Pochi argomenti hanno suscitato così tante opinioni e titoli polarizzati come le colture petrolifere. Queste controversie riguardano la conservazione, i diritti umani e la nutrizione. Cosa rivelano le prove?
Un rapporto della Task Force per le colture petrolifere dell’IUCN approfondisce gli impatti ambientali, sociali, economici e nutrizionali, spesso controversi, delle colture oleose vegetali. La loro ricerca sfata il mito secondo cui colture come la palma da olio, la soia o la colza siano intrinsecamente buone o cattive. Invece, il rapporto rivela che tutto dipende dal modo in cui questi raccolti vengono coltivati, lavorati e commercializzati. Sono le pratiche, non le piante, a fare la differenza.
L’olio di palma e la soia hanno una reputazione particolarmente negativa. Ma se è vero che possono avere impatti devastanti sulle foreste tropicali e sulle popolazioni indigene, possono anche avere dei benefici, soprattutto dove vengono coltivati da famiglie locali e piccoli proprietari terrieri secondo standard che non deforestano, e le alternative potrebbero essere molto peggiori.
All'estremità opposta dello spettro, l'olio d'oliva è spesso visto come una coltura sana e tradizionale, ma laddove viene coltivato in modo intensivo, anch'esso può avere gravi impatti negativi sulle risorse idriche, sulla biodiversità e sulla popolazione locale.

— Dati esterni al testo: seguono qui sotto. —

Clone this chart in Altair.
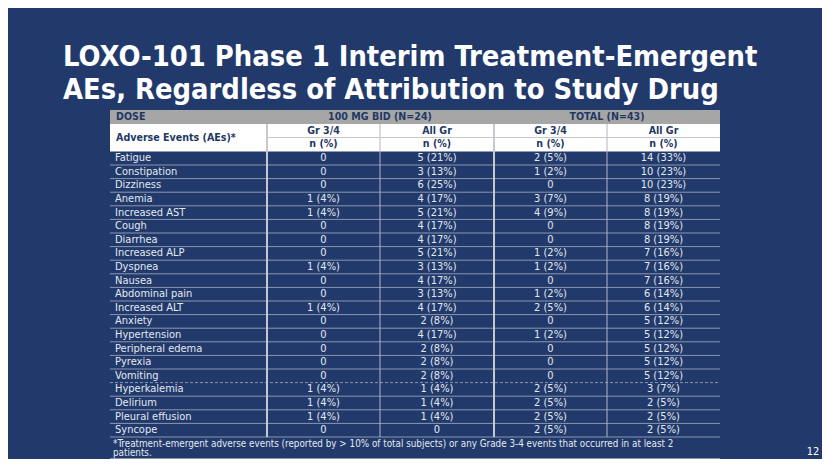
import altair as alt
import pandas as pd

# ---------------- data ----------------
title_lines = ["LOXO-101 Phase 1 Interim Treatment-Emergent",
               "AEs, Regardless of Attribution to Study Drug"]

events = ["Fatigue", "Constipation", "Dizziness", "Anemia", "Increased AST", "Cough",
          "Diarrhea", "Increased ALP", "Dyspnea", "Nausea", "Abdominal pain",
          "Increased ALT", "Anxiety", "Hypertension", "Peripheral edema", "Pyrexia",
          "Vomiting", "Hyperkalemia", "Delirium", "Pleural effusion", "Syncope"]
dose_gr34 = ["0", "0", "0", "1 (4%)", "1 (4%)", "0", "0", "0", "1 (4%)", "0", "0",
             "1 (4%)", "0", "0", "0", "0", "0", "1 (4%)", "1 (4%)", "1 (4%)", "0"]
dose_all = ["5 (21%)", "3 (13%)", "6 (25%)", "4 (17%)", "5 (21%)", "4 (17%)", "4 (17%)",
            "5 (21%)", "3 (13%)", "4 (17%)", "3 (13%)", "4 (17%)", "2 (8%)", "4 (17%)",
            "2 (8%)", "2 (8%)", "2 (8%)", "1 (4%)", "1 (4%)", "1 (4%)", "0"]
total_gr34 = ["2 (5%)", "1 (2%)", "0", "3 (7%)", "4 (9%)", "0", "0", "1 (2%)", "1 (2%)",
              "0", "1 (2%)", "2 (5%)", "0", "1 (2%)", "0", "0", "0", "2 (5%)", "2 (5%)",
              "2 (5%)", "2 (5%)"]
total_all = ["14 (33%)", "10 (23%)", "10 (23%)", "8 (19%)", "8 (19%)", "8 (19%)",
             "8 (19%)", "7 (16%)", "7 (16%)", "7 (16%)", "6 (14%)", "6 (14%)",
             "5 (12%)", "5 (12%)", "5 (12%)", "5 (12%)", "5 (12%)", "3 (7%)",
             "2 (5%)", "2 (5%)", "2 (5%)"]

dose_header = ["DOSE", "100 MG BID (N=24)", "TOTAL (N=43)"]
col_header = ["Adverse Events (AEs)*", "Gr 3/4", "All Gr", "Gr 3/4", "All Gr"]
unit_header = "n (%)"
footnote = ["*Treatment-emergent adverse events (reported by > 10% of total subjects) or any Grade 3-4 events that occurred in at least 2",
            "patients."]
page_number = "12"

# ---------------- layout (page pixel coordinates) ----------------
W, H = 814, 451
COLS = [110, 267, 380, 494, 607, 720]
DOSE_TOP, GR_TOP, N_TOP, DATA_TOP = 110, 124, 137.5, 151.4
ROW_H = 13.6
DASH_AFTER = 17
FOOT_BOTTOM = 458.5

BG = "#213A6B"
NAVY_TXT = "#1F3864"
CELL_TXT = "#E4E8F0"
FONT = "DejaVu Sans Condensed"

xs = alt.Scale(domain=[8, 8 + W], nice=False, zero=False)
ys = alt.Scale(domain=[8 + H, 8], nice=False, zero=False)


def X(f="x"):
    return alt.X(f"{f}:Q", scale=xs, axis=None)


def Y(f="y"):
    return alt.Y(f"{f}:Q", scale=ys, axis=None)


n = len(events)
data_bottom = DATA_TOP + n * ROW_H
centers = [(COLS[i] + COLS[i + 1]) / 2 for i in range(5)]

# ---- rectangles (header bands) ----
rects = pd.DataFrame([
    {"x": COLS[0], "x2": COLS[5], "y": DOSE_TOP, "y2": GR_TOP, "c": "#A6A6A6"},
    {"x": COLS[0], "x2": COLS[5], "y": GR_TOP, "y2": DATA_TOP, "c": "#FFFFFF"},
])
rect_layer = alt.Chart(rects).mark_rect().encode(
    x=X(), x2="x2:Q", y=Y(), y2="y2:Q", color=alt.Color("c:N", scale=None))

# ---- lines ----
hl = []
for i in range(1, n + 1):
    y = DATA_TOP + i * ROW_H
    hl.append({"x": COLS[0], "x2": COLS[5], "y": y, "y2": y,
               "kind": "dash" if i == DASH_AFTER else "solid"})
hl.append({"x": COLS[0], "x2": COLS[5], "y": FOOT_BOTTOM, "y2": FOOT_BOTTOM, "kind": "solid"})
hlines = pd.DataFrame(hl)
solid = alt.Chart(hlines[hlines.kind == "solid"]).mark_rule(
    color="#8C97AE", strokeWidth=1).encode(x=X(), x2="x2:Q", y=Y(), y2="y2:Q")
dashed = alt.Chart(hlines[hlines.kind == "dash"]).mark_rule(
    color="#8C97AE", strokeWidth=1, strokeDash=[3, 2]).encode(x=X(), x2="x2:Q", y=Y(), y2="y2:Q")

vmajor = pd.DataFrame([{"x": COLS[1], "y": GR_TOP, "y2": data_bottom},
                       {"x": COLS[3], "y": GR_TOP, "y2": data_bottom}])
vminor = pd.DataFrame([{"x": COLS[2], "y": GR_TOP, "y2": data_bottom},
                       {"x": COLS[4], "y": GR_TOP, "y2": data_bottom}])
vmaj_layer = alt.Chart(vmajor).mark_rule(color="#C4C8D0", strokeWidth=2).encode(
    x=X(), y=Y(), y2="y2:Q")
vmin_layer = alt.Chart(vminor).mark_rule(color="#B0B6C2", strokeWidth=1).encode(
    x=X(), y=Y(), y2="y2:Q")
hdr_line = alt.Chart(pd.DataFrame([{"x": COLS[1], "x2": COLS[5], "y": N_TOP, "y2": N_TOP}])).mark_rule(
    color="#C8C8C8", strokeWidth=1).encode(x=X(), x2="x2:Q", y=Y(), y2="y2:Q")

# ---- header text ----
ht = [
    {"x": COLS[0] + 6, "y": (DOSE_TOP + GR_TOP) / 2, "t": dose_header[0], "a": "left"},
    {"x": COLS[2], "y": (DOSE_TOP + GR_TOP) / 2, "t": dose_header[1], "a": "center"},
    {"x": COLS[4], "y": (DOSE_TOP + GR_TOP) / 2, "t": dose_header[2], "a": "center"},
    {"x": COLS[0] + 6, "y": (GR_TOP + DATA_TOP) / 2, "t": col_header[0], "a": "left"},
]
for j in range(1, 5):
    ht.append({"x": centers[j], "y": (GR_TOP + N_TOP) / 2, "t": col_header[j], "a": "center"})
    ht.append({"x": centers[j], "y": (N_TOP + DATA_TOP) / 2, "t": unit_header, "a": "center"})
hdf = pd.DataFrame(ht)
hdr_left = alt.Chart(hdf[hdf.a == "left"]).mark_text(
    align="left", baseline="middle", font=FONT, fontSize=10.6, fontWeight="bold", color=NAVY_TXT
).encode(x=X(), y=Y(), text="t:N")
hdr_center = alt.Chart(hdf[hdf.a == "center"]).mark_text(
    align="center", baseline="middle", font=FONT, fontSize=10.6, fontWeight="bold", color=NAVY_TXT
).encode(x=X(), y=Y(), text="t:N")

# ---- body text ----
rows = []
for i in range(n):
    y = DATA_TOP + (i + 0.5) * ROW_H
    rows.append({"x": COLS[0] + 5, "y": y, "t": events[i], "a": "left"})
    for j, col in enumerate([dose_gr34, dose_all, total_gr34, total_all]):
        rows.append({"x": centers[j + 1], "y": y, "t": col[i], "a": "center"})
bdf = pd.DataFrame(rows)
body_left = alt.Chart(bdf[bdf.a == "left"]).mark_text(
    align="left", baseline="middle", font=FONT, fontSize=11, color=CELL_TXT
).encode(x=X(), y=Y(), text="t:N")
body_center = alt.Chart(bdf[bdf.a == "center"]).mark_text(
    align="center", baseline="middle", font=FONT, fontSize=11, color=CELL_TXT
).encode(x=X(), y=Y(), text="t:N")

# ---- footnote ----
fdf = pd.DataFrame([{"x": COLS[0] + 3, "y": 443.5, "t": footnote[0]},
                    {"x": COLS[0] + 3, "y": 453.3, "t": footnote[1]}])
foot = alt.Chart(fdf).mark_text(
    align="left", baseline="middle", font=FONT, fontSize=9.8, color=CELL_TXT
).encode(x=X(), y=Y(), text="t:N")

# ---- title ----
tdf = pd.DataFrame([{"x": 63, "y": 66, "t": title_lines[0]},
                    {"x": 63, "y": 99, "t": title_lines[1]}])
title = alt.Chart(tdf).mark_text(
    align="left", baseline="alphabetic", font=FONT, fontSize=28.8, fontWeight="bold", color="#FFFFFF"
).encode(x=X(), y=Y(), text="t:N")

pdf = pd.DataFrame([{"x": 813, "y": 452, "t": page_number}])
page = alt.Chart(pdf).mark_text(
    align="center", baseline="middle", font=FONT, fontSize=11, color="#FFFFFF"
).encode(x=X(), y=Y(), text="t:N")

chart = alt.layer(
    rect_layer, solid, dashed, vmin_layer, vmaj_layer, hdr_line,
    hdr_left, hdr_center, body_left, body_center, foot, title, page
).properties(
    width=W, height=H, background=BG, padding=0, autosize=alt.AutoSizeParams(type="none")
).configure_view(stroke=None)

chart.save("out.html", embed_options={"renderer": "svg", "actions": False})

Le colture oleose occupano il 37% di tutti i terreni coltivati e sono una delle principali cause della perdita di biodiversità. La produzione, la lavorazione e il commercio di molte di queste colture sono associati a violazioni dei diritti umani, come il lavoro forzato, l’accaparramento di terre o gli impatti negativi sulla salute derivanti dai prodotti agrochimici. Ad esempio, è stato riferito che ogni brasiliano consuma 7 litri di prodotti chimici per l'agricoltura ogni anno, in gran parte a causa di sistemi di produzione intensivi che utilizzano colture geneticamente modificate e resistenti agli erbicidi.